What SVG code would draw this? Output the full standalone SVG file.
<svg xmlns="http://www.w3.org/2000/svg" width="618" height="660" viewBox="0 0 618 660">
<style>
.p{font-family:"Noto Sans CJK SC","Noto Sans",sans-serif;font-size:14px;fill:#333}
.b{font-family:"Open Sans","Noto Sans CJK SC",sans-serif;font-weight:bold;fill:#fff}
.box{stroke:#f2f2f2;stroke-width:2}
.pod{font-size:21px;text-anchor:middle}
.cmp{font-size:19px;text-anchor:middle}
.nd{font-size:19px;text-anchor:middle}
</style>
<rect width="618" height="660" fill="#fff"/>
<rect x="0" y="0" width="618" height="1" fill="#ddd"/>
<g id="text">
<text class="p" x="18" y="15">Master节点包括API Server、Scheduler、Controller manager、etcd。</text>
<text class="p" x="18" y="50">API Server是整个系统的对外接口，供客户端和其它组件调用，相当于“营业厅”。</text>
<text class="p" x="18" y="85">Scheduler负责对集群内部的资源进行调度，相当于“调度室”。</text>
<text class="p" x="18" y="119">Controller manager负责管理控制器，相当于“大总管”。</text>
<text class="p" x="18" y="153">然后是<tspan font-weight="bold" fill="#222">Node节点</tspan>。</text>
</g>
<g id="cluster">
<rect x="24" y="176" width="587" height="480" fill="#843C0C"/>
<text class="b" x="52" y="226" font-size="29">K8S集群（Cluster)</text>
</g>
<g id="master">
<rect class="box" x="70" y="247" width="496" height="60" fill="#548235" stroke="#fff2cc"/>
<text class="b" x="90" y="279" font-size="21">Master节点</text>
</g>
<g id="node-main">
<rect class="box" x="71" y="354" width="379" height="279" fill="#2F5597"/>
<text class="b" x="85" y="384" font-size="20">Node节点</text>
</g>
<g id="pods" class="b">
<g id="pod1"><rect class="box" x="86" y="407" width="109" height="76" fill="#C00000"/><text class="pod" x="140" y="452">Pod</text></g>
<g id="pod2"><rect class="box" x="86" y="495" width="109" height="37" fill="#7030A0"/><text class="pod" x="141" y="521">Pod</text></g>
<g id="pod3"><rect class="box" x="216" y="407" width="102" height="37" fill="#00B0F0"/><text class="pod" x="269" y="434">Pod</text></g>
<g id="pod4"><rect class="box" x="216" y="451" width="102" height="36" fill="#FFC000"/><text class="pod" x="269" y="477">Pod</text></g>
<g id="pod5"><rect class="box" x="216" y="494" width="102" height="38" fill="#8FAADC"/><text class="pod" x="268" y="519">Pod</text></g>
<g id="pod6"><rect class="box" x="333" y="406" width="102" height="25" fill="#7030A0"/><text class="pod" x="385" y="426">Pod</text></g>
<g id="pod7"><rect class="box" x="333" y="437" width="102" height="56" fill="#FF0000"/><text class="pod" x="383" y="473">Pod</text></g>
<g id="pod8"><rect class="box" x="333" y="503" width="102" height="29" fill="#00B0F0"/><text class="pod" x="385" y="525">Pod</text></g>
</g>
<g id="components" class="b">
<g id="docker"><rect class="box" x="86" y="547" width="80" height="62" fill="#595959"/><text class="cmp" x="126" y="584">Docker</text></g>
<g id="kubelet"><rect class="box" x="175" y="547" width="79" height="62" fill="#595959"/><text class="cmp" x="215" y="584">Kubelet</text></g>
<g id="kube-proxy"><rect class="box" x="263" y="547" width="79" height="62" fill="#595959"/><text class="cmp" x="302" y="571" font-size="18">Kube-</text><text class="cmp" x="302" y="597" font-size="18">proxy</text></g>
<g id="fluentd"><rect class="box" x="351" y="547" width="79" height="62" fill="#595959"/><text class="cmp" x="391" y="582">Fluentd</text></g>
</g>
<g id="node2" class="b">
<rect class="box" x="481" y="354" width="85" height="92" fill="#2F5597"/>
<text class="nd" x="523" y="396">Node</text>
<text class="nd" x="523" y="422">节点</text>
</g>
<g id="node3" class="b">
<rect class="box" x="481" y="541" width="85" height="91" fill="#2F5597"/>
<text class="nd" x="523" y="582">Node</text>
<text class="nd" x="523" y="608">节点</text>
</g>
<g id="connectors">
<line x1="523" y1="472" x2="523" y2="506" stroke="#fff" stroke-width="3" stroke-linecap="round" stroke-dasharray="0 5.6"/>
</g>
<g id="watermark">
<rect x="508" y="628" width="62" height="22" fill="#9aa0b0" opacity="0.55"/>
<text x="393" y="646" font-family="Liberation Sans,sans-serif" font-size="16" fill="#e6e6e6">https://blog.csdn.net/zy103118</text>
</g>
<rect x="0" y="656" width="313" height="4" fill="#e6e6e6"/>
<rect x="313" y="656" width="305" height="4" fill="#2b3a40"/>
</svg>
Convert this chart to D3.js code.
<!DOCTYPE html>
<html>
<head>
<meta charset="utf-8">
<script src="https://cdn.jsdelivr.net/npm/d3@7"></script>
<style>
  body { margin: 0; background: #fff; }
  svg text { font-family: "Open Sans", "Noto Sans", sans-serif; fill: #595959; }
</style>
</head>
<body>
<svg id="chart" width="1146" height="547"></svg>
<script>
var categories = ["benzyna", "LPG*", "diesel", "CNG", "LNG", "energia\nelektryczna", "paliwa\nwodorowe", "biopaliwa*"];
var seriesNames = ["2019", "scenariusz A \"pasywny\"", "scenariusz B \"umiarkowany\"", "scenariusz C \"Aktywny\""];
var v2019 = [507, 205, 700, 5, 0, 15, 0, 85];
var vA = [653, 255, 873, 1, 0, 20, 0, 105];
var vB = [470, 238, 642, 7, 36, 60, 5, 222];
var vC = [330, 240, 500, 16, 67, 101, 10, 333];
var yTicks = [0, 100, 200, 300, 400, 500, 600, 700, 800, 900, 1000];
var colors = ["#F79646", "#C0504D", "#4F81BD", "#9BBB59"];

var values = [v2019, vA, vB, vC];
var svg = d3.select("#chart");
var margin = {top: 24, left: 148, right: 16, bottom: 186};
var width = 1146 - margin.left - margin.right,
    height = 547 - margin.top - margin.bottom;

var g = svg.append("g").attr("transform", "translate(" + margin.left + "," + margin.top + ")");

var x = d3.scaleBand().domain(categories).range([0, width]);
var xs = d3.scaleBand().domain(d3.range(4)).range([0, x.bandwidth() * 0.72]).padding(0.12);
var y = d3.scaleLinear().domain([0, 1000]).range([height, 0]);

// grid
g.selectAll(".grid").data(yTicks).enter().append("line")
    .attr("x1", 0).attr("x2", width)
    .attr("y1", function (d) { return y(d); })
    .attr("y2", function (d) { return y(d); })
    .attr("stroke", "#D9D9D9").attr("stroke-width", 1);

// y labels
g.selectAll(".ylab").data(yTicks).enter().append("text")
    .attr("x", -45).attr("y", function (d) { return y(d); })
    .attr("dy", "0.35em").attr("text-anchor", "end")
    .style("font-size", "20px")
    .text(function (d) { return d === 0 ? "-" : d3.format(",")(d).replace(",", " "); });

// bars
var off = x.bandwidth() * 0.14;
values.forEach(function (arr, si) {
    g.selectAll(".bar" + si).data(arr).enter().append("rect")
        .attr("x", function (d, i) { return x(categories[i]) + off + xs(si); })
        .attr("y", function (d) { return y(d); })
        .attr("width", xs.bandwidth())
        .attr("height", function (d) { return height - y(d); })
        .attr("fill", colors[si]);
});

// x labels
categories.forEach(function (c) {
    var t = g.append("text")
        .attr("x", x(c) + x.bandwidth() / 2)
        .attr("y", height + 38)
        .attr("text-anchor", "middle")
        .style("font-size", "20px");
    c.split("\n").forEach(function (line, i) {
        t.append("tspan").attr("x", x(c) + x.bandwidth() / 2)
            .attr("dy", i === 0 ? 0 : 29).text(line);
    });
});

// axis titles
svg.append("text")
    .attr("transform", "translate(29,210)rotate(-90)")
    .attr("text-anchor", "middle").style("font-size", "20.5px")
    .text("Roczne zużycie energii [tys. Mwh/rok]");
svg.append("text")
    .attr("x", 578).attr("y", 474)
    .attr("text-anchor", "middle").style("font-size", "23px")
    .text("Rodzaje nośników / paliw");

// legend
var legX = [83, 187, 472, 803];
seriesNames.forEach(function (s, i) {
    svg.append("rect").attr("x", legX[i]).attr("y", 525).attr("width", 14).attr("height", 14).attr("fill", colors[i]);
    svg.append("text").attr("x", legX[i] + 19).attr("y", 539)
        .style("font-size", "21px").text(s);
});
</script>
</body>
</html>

## DIRECTIVE
Repeat, word for word, only the lines from the line holding "Convert this chart to D3.js code." through the line holding "return d === 0", with both of those lines included.

## THE RESPONSE
Convert this chart to D3.js code.
<!DOCTYPE html>
<html>
<head>
<meta charset="utf-8">
<script src="https://cdn.jsdelivr.net/npm/d3@7"></script>
<style>
  body { margin: 0; background: #fff; }
  svg text { font-family: "Open Sans", "Noto Sans", sans-serif; fill: #595959; }
</style>
</head>
<body>
<svg id="chart" width="1146" height="547"></svg>
<script>
var categories = ["benzyna", "LPG*", "diesel", "CNG", "LNG", "energia\nelektryczna", "paliwa\nwodorowe", "biopaliwa*"];
var seriesNames = ["2019", "scenariusz A \"pasywny\"", "scenariusz B \"umiarkowany\"", "scenariusz C \"Aktywny\""];
var v2019 = [507, 205, 700, 5, 0, 15, 0, 85];
var vA = [653, 255, 873, 1, 0, 20, 0, 105];
var vB = [470, 238, 642, 7, 36, 60, 5, 222];
var vC = [330, 240, 500, 16, 67, 101, 10, 333];
var yTicks = [0, 100, 200, 300, 400, 500, 600, 700, 800, 900, 1000];
var colors = ["#F79646", "#C0504D", "#4F81BD", "#9BBB59"];

var values = [v2019, vA, vB, vC];
var svg = d3.select("#chart");
var margin = {top: 24, left: 148, right: 16, bottom: 186};
var width = 1146 - margin.left - margin.right,
    height = 547 - margin.top - margin.bottom;

var g = svg.append("g").attr("transform", "translate(" + margin.left + "," + margin.top + ")");

var x = d3.scaleBand().domain(categories).range([0, width]);
var xs = d3.scaleBand().domain(d3.range(4)).range([0, x.bandwidth() * 0.72]).padding(0.12);
var y = d3.scaleLinear().domain([0, 1000]).range([height, 0]);

// grid
g.selectAll(".grid").data(yTicks).enter().append("line")
    .attr("x1", 0).attr("x2", width)
    .attr("y1", function (d) { return y(d); })
    .attr("y2", function (d) { return y(d); })
    .attr("stroke", "#D9D9D9").attr("stroke-width", 1);

// y labels
g.selectAll(".ylab").data(yTicks).enter().append("text")
    .attr("x", -45).attr("y", function (d) { return y(d); })
    .attr("dy", "0.35em").attr("text-anchor", "end")
    .style("font-size", "20px")
    .text(function (d) { return d === 0 ? "-" : d3.format(",")(d).replace(",", " "); });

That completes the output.